The U.S. Dollar Rises Ahead of the Jobs Report—Will the Dollar Index Continue to Climb Amid Expectations of a Rate Hike?
The U.S. Dollar Index posted a notable gain during Wednesday’s trading session, regaining its footing and resuming its upward trajectory to recoup losses incurred earlier in the week.
This positive move for the greenback comes as investors and global markets await the release of the monthly U.S. jobs report, which is a key indicator for shaping the future of U.S. monetary policy.
Jobs Report and Bond Yields Bolster the Dollar
The U.S. Dollar Index stabilized around the 101.30 level, driven by a dual positive momentum combining anticipation of economic data and a rebound in bond markets:
The dollar received direct support from rising U.S. Treasury yields, with the benchmark 10-year yield jumping by about 10 basis points during the previous session.
Recent data also showed that job openings in the United States rose to a two-year high in May.
This increase reflects strong labor demand and economic resilience, despite some earlier indicators pointing to a slowdown in hiring.
Based on these figures, markets now expect the Federal Reserve to raise interest rates at least once this year, with strong expectations that the first hike will occur as early as September.
USD/JPY: Gradual Rise and Fears of Japanese Intervention
The U.S. dollar/Japanese yen (USD/JPY) pair continues its gradual upward trend. Current expectations point toward a continuation of this rise due to several factors:
- Speculative Appeal: Carry trades based on a weak Japanese yen remain highly attractive to investors given the current interest rate differential.
- Caution Regarding Sudden Intervention: Despite ongoing threats by Japanese authorities to intervene to support their currency, the rise is slow and gradual due to fears of such intervention.
- Concerns of the Ministry of Finance and the Bank of Japan: Experts believe that Japanese officials are hesitant to repeat the intervention that took place last April, given its negative results and the fact that the previous intervention failed to sustainably curb the yen’s decline.

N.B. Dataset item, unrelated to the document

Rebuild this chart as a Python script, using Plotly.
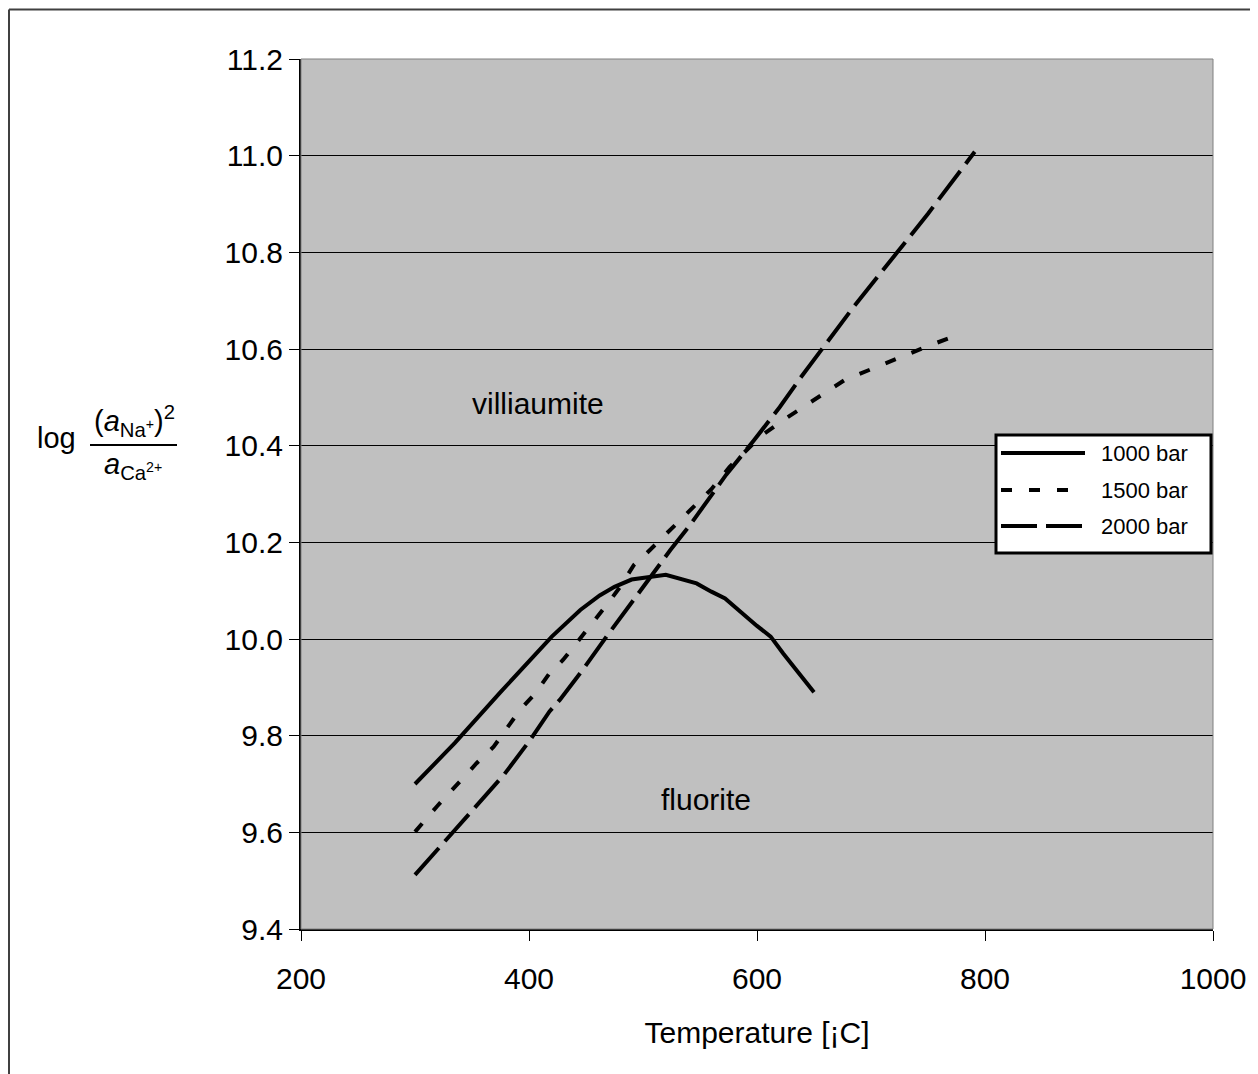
import plotly.graph_objects as go

# ---------------- data ----------------
series_names = ["1000 bar", "1500 bar", "2000 bar"]

t_1000 = [300, 335, 375, 400, 420, 445, 462, 475, 490, 520, 547, 560, 572, 600, 612, 623, 635, 650]
v_1000 = [9.70, 9.785, 9.89, 9.955, 10.005, 10.06, 10.09, 10.108, 10.123, 10.133, 10.115, 10.098,
          10.084, 10.027, 10.005, 9.97, 9.935, 9.89]

t_1500 = [300, 319, 342, 354, 369, 380, 392, 405, 418, 430, 445, 455, 468, 480, 492, 503, 515, 530,
          560, 576, 603, 623, 649, 677, 702, 727, 752, 781]
v_1500 = [9.601, 9.653, 9.712, 9.743, 9.777, 9.812, 9.853, 9.886, 9.929, 9.957, 10.001, 10.029, 10.07,
          10.108, 10.153, 10.177, 10.205, 10.24, 10.31, 10.356, 10.419, 10.453, 10.494, 10.536, 10.56,
          10.584, 10.608, 10.633]

t_2000 = [300, 322, 348, 366, 378, 401, 418, 427, 448, 468, 497, 524, 541, 573, 597, 620, 638, 667,
          685, 723, 750, 791]
v_2000 = [9.512, 9.57, 9.639, 9.688, 9.719, 9.791, 9.85, 9.874, 9.939, 10.005, 10.098, 10.184, 10.235,
          10.34, 10.41, 10.48, 10.54, 10.63, 10.688, 10.80, 10.88, 11.008]

x_ticks = [200, 400, 600, 800, 1000]
y_ticks = [9.4, 9.6, 9.8, 10.0, 10.2, 10.4, 10.6, 10.8, 11.0, 11.2]

region_labels = ["villiaumite", "fluorite"]
region_x = [408, 555]
region_y = [10.488, 9.667]

# ---------------- styling ----------------
W, H = 1258, 1074
OFF = 8  # page body margin
# plot area in page coordinates
L, R, T, B = 301, 1213, 59, 929
dashes = ["solid", "11px,17px", "36px,9px"]
FONT = "Liberation Sans, Arial, sans-serif"


def px(x):
    return (x - L) / (R - L)


def py(y):
    return (B - y) / (B - T)


fig = go.Figure()
for name, xs, ys, d in zip(series_names, [t_1000, t_1500, t_2000], [v_1000, v_1500, v_2000], dashes):
    fig.add_trace(go.Scatter(x=xs, y=ys, mode="lines", name=name, showlegend=False,
                             line=dict(color="black", width=4, dash=d)))

shapes = []
annotations = []

# plot-area border (grey)
shapes.append(dict(type="rect", xref="paper", yref="paper", x0=0, x1=1, y0=0, y1=1,
                   line=dict(color="#808080", width=1), layer="above"))

# outer frame (page coordinates)
shapes.append(dict(type="line", xref="paper", yref="paper", x0=px(9), x1=px(1400), y0=py(9.5), y1=py(9.5),
                   line=dict(color="#404040", width=2)))
shapes.append(dict(type="line", xref="paper", yref="paper", x0=px(9), x1=px(9), y0=py(9.5), y1=py(1200),
                   line=dict(color="#404040", width=2)))

# legend drawn from the series lists
lx0, lx1, ly0, ly1 = 996, 1211, 435, 553
shapes.append(dict(type="rect", xref="paper", yref="paper", x0=px(lx0), x1=px(lx1), y0=py(ly1), y1=py(ly0),
                   fillcolor="white", line=dict(color="black", width=3), layer="above"))
row_y = [453, 490, 526]
for name, d, ry in zip(series_names, dashes, row_y):
    shapes.append(dict(type="line", xref="paper", yref="paper", x0=px(1001), x1=px(1085), y0=py(ry), y1=py(ry),
                       line=dict(color="black", width=4, dash=d), layer="above"))
    annotations.append(dict(xref="paper", yref="paper", x=px(1099), y=py(ry), text=name, showarrow=False,
                            xanchor="left", yanchor="middle", font=dict(family=FONT, size=22, color="black")))

# region labels
for txt, rx, ry in zip(region_labels, region_x, region_y):
    annotations.append(dict(x=rx, y=ry, xref="x", yref="y", text=txt, showarrow=False,
                            font=dict(family=FONT, size=30, color="black")))

# y-axis label: log (a_Na+)^2 / a_Ca2+
annotations.append(dict(xref="paper", yref="paper", x=px(56), y=py(438), text="log", showarrow=False,
                        xanchor="center", yanchor="middle", font=dict(family=FONT, size=29, color="black")))
annotations.append(dict(xref="paper", yref="paper", x=px(134), y=py(443),
                        text="(<i>a</i><sub>Na<sup>+</sup></sub>)<sup>2</sup>", showarrow=False,
                        xanchor="center", yanchor="bottom", font=dict(family=FONT, size=29, color="black")))
annotations.append(dict(xref="paper", yref="paper", x=px(133), y=py(446),
                        text="<i>a</i><sub>Ca<sup>2+</sup></sub>", showarrow=False,
                        xanchor="center", yanchor="top", font=dict(family=FONT, size=29, color="black")))
shapes.append(dict(type="line", xref="paper", yref="paper", x0=px(90), x1=px(177), y0=py(445), y1=py(445),
                   line=dict(color="black", width=2)))

fig.update_layout(
    width=W, height=H,
    margin=dict(l=L - OFF, r=W - (R - OFF), t=T - OFF, b=H - (B - OFF)),
    paper_bgcolor="white",
    plot_bgcolor="#C0C0C0",
    font=dict(family=FONT, size=30, color="black"),
    shapes=shapes,
    annotations=annotations,
    xaxis=dict(range=[200, 1000], tickvals=x_ticks, ticktext=[str(v) for v in x_ticks],
               showgrid=False, zeroline=False, showline=True, linecolor="black", linewidth=2,
               ticks="outside", ticklen=10, tickcolor="black", tickwidth=1,
               ticklabelstandoff=12,
               title=dict(text="Temperature [¡C]", standoff=28, font=dict(size=30))),
    yaxis=dict(range=[9.4, 11.2], tickvals=y_ticks, ticktext=[f"{v:.1f}" for v in y_ticks],
               showgrid=True, gridcolor="black", gridwidth=1, zeroline=False,
               showline=True, linecolor="black", linewidth=2,
               ticks="outside", ticklen=10, tickcolor="black", tickwidth=1),
)

fig.write_html("out.html")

Political Developments: Investors Eyes Are on the Qatar Talks
In addition to economic data, geopolitical issues remain on traders’ radars, as investors closely monitor the progress of the ongoing peace talks in the Qatari capital, Doha, between the United States and Iran.
Markets are characterized by cautious optimism regarding the possibility of reaching a permanent ceasefire agreement in the region, although current indications suggest that the two sides have not yet held any direct talks and are relying on mediators to facilitate the negotiations.
Dollar Outlook for the Coming Period
The dollar’s movements over the coming days will depend on the results of the U.S. jobs report and the Federal Reserve’s monetary policy trajectory.
If economic data comes in strong, the dollar is likely to continue gaining ground, supported by expectations of interest rate hikes, while weak data could lead to profit-taking and a temporary correction in the U.S. currency’s performance against major currencies.